The FSA, along with Food Standards Scotland (FSS) and the UK Health Security Agency (UKHSA), has urged consumers to exercise caution when handling and cooking chicken, turkey, and duck products at home. Notably, catering sites heavily rely on imported eggs, amplifying the potential risk.

Expressing dissatisfaction with the repeated occurrences, Emily Miles, FSA Chief Executive, and Christine Middlemiss, Chief Veterinary Officer, have written a letter to the European Commission and the Chief Veterinary Officer in Poland.

They highlighted the surge in cases associated with Polish poultry and eggs, sharing information on the number of establishments involved with Polish authorities.

“Each time we have detected a specific food safety concern we have acted promptly to keep consumers safe, but we are unhappy about the repeated occurrences,” said Miles.
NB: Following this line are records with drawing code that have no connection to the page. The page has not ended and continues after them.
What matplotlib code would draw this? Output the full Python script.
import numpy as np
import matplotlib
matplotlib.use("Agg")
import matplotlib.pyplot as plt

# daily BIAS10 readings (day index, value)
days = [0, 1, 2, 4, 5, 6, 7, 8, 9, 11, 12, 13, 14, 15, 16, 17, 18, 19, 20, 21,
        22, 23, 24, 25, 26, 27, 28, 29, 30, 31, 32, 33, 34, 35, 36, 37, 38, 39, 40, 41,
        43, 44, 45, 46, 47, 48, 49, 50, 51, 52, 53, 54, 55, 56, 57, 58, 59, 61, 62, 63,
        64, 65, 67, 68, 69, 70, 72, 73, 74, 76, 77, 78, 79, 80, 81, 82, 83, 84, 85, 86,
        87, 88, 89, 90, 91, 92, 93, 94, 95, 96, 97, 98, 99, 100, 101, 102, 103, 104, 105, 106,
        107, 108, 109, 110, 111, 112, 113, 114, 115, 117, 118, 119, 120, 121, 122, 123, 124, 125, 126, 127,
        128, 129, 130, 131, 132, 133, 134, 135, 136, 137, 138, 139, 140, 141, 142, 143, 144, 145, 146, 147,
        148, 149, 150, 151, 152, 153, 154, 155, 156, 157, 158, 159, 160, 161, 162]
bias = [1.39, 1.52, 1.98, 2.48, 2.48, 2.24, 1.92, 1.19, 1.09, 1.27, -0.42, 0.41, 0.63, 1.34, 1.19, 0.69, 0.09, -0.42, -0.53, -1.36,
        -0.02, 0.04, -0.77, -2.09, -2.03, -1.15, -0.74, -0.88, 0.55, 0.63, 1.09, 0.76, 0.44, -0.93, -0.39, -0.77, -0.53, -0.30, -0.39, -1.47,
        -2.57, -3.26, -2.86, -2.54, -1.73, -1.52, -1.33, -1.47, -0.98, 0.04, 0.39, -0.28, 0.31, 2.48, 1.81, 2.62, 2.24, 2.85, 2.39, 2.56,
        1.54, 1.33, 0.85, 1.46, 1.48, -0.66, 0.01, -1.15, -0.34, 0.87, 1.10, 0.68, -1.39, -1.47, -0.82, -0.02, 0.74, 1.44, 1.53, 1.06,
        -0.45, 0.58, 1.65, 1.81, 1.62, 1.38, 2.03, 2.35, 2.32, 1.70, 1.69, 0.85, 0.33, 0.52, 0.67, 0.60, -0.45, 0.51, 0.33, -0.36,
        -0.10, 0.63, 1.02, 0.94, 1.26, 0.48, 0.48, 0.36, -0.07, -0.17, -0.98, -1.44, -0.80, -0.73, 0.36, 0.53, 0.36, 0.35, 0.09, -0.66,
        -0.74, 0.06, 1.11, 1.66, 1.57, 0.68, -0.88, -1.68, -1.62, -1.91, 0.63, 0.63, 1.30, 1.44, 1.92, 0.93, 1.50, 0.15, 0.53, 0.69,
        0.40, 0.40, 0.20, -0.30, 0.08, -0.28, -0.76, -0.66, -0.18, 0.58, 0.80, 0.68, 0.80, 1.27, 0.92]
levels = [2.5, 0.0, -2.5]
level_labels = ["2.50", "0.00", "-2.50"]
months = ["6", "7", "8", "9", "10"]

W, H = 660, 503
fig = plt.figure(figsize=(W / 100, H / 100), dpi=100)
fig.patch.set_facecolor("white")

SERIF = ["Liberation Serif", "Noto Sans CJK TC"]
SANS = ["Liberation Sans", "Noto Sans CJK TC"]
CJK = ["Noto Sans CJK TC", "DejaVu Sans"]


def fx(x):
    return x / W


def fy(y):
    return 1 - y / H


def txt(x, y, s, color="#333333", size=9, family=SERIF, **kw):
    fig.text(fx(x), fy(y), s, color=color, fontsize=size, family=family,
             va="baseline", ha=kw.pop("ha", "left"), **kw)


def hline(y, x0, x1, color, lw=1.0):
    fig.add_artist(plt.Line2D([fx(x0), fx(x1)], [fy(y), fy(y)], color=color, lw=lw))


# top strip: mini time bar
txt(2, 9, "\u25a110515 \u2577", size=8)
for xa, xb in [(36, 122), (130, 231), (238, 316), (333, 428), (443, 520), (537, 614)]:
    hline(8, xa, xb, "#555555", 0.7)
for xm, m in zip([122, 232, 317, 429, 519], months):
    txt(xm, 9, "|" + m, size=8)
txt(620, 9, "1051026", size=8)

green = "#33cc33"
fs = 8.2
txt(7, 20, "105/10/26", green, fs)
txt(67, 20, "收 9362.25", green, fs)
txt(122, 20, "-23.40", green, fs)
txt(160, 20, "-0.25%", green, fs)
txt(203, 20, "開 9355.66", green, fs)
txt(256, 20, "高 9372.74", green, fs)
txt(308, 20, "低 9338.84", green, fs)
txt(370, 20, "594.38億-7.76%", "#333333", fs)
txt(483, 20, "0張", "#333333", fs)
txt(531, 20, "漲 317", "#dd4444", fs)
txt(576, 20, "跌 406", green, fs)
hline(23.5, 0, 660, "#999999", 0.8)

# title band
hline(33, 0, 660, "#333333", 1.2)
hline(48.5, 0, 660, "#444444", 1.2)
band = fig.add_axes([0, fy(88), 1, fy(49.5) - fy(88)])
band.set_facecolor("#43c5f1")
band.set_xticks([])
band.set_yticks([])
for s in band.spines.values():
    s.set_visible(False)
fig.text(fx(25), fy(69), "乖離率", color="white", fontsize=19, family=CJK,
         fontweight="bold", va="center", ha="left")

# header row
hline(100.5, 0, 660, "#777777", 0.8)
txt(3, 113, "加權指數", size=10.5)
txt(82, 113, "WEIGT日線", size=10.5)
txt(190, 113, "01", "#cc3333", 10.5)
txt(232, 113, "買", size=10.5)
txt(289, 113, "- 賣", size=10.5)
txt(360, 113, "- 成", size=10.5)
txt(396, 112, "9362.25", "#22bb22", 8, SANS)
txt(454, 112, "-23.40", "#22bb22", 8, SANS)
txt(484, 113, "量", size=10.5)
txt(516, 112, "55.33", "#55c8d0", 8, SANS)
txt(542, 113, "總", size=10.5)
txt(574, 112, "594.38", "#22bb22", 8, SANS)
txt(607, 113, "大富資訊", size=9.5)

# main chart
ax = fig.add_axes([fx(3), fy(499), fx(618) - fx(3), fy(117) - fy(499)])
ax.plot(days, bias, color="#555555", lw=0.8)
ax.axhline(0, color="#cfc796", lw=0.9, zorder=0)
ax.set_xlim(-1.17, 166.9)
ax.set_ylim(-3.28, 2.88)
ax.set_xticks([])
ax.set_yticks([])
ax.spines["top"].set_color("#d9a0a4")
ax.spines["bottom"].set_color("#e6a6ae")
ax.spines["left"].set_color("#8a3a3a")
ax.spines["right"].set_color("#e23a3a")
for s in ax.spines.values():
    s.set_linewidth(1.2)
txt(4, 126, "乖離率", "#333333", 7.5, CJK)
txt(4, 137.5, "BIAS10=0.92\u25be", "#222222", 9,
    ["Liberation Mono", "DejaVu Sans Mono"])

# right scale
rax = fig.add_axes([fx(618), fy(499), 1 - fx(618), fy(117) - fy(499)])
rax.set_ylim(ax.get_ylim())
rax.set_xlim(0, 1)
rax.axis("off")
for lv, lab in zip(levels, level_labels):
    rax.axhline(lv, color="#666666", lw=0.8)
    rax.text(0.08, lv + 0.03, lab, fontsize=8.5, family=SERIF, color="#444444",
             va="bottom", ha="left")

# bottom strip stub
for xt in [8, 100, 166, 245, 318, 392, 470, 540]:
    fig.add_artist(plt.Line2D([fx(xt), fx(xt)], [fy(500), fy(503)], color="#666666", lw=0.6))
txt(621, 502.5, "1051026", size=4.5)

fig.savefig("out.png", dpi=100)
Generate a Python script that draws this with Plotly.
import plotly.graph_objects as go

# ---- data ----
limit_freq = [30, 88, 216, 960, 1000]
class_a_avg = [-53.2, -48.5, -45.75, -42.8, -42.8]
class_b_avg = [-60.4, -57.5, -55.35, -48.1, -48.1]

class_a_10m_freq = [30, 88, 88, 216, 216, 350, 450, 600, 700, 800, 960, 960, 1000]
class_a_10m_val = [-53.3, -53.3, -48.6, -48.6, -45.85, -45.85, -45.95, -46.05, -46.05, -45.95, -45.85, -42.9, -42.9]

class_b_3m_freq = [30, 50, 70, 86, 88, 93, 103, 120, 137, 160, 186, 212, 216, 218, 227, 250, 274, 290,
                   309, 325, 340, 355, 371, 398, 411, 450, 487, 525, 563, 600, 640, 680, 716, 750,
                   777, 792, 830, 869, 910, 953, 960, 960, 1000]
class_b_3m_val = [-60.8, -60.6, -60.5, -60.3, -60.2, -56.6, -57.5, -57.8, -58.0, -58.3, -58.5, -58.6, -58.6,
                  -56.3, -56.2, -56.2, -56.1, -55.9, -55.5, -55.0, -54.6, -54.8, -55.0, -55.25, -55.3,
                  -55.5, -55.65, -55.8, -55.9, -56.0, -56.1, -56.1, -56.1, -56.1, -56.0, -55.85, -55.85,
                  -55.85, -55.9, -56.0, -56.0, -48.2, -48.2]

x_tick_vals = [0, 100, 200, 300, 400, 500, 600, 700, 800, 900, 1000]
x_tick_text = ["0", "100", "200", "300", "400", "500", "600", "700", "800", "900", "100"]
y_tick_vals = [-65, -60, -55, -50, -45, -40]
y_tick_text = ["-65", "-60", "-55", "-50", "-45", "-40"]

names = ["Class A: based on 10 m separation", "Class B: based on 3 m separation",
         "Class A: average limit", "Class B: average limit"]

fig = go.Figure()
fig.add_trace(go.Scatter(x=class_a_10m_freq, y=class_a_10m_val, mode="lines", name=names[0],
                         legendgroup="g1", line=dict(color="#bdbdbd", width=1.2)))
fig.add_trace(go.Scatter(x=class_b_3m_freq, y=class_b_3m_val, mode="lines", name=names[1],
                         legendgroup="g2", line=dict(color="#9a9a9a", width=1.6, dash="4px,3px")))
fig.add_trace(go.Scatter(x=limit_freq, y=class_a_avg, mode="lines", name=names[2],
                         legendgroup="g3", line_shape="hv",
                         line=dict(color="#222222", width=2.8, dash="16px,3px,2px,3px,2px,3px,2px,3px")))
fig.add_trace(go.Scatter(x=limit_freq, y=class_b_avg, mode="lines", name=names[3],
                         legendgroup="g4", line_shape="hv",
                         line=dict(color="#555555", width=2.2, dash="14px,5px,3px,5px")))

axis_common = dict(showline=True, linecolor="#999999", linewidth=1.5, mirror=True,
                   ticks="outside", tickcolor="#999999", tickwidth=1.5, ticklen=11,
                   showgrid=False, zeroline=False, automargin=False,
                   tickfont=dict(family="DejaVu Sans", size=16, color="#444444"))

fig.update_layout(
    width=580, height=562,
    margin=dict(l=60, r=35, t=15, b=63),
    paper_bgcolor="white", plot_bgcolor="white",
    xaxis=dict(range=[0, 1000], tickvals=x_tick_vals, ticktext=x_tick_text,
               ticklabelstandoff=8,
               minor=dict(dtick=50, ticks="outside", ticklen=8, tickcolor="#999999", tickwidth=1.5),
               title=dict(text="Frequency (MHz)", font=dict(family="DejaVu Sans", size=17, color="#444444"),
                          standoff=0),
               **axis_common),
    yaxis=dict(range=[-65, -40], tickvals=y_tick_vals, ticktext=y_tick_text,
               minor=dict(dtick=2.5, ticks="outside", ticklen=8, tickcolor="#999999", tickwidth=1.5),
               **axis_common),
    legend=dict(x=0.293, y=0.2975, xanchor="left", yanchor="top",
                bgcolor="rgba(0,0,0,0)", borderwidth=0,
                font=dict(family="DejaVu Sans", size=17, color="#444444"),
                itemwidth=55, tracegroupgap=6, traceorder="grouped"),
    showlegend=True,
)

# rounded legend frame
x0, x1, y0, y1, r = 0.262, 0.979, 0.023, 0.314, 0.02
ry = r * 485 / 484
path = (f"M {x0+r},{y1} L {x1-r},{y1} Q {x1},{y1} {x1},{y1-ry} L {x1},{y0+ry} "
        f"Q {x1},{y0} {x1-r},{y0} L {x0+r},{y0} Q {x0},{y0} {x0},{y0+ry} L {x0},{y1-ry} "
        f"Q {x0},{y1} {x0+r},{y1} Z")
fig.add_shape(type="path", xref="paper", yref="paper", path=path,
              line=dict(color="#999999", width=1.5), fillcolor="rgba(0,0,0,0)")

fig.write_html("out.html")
In response to the escalating problem, an incident management group has been established to coordinate efforts across government departments, including Defra and UKHSA. This aims to shift from a case-by-case response to a more comprehensive strategy.

The British Poultry Council (BPC) has called for stringent controls, urging authorities to check every load from Poland and reject those failing to meet requirements.

Richard Griffiths, BPC Chief Executive, expressed disappointment that Poland is exporting hygiene problems rather than addressing them.

The UK Office for Sanitary and Phytosanitary (SPS) Trade Assurance is set to conduct an audit of Poland in April 2024 to evaluate the controls in place.

In November, discussions on improving cooperation and information sharing on food safety incidents were requested under the EU/UK Trade and Co-operation Agreement, with talks expected to take place in early 2024.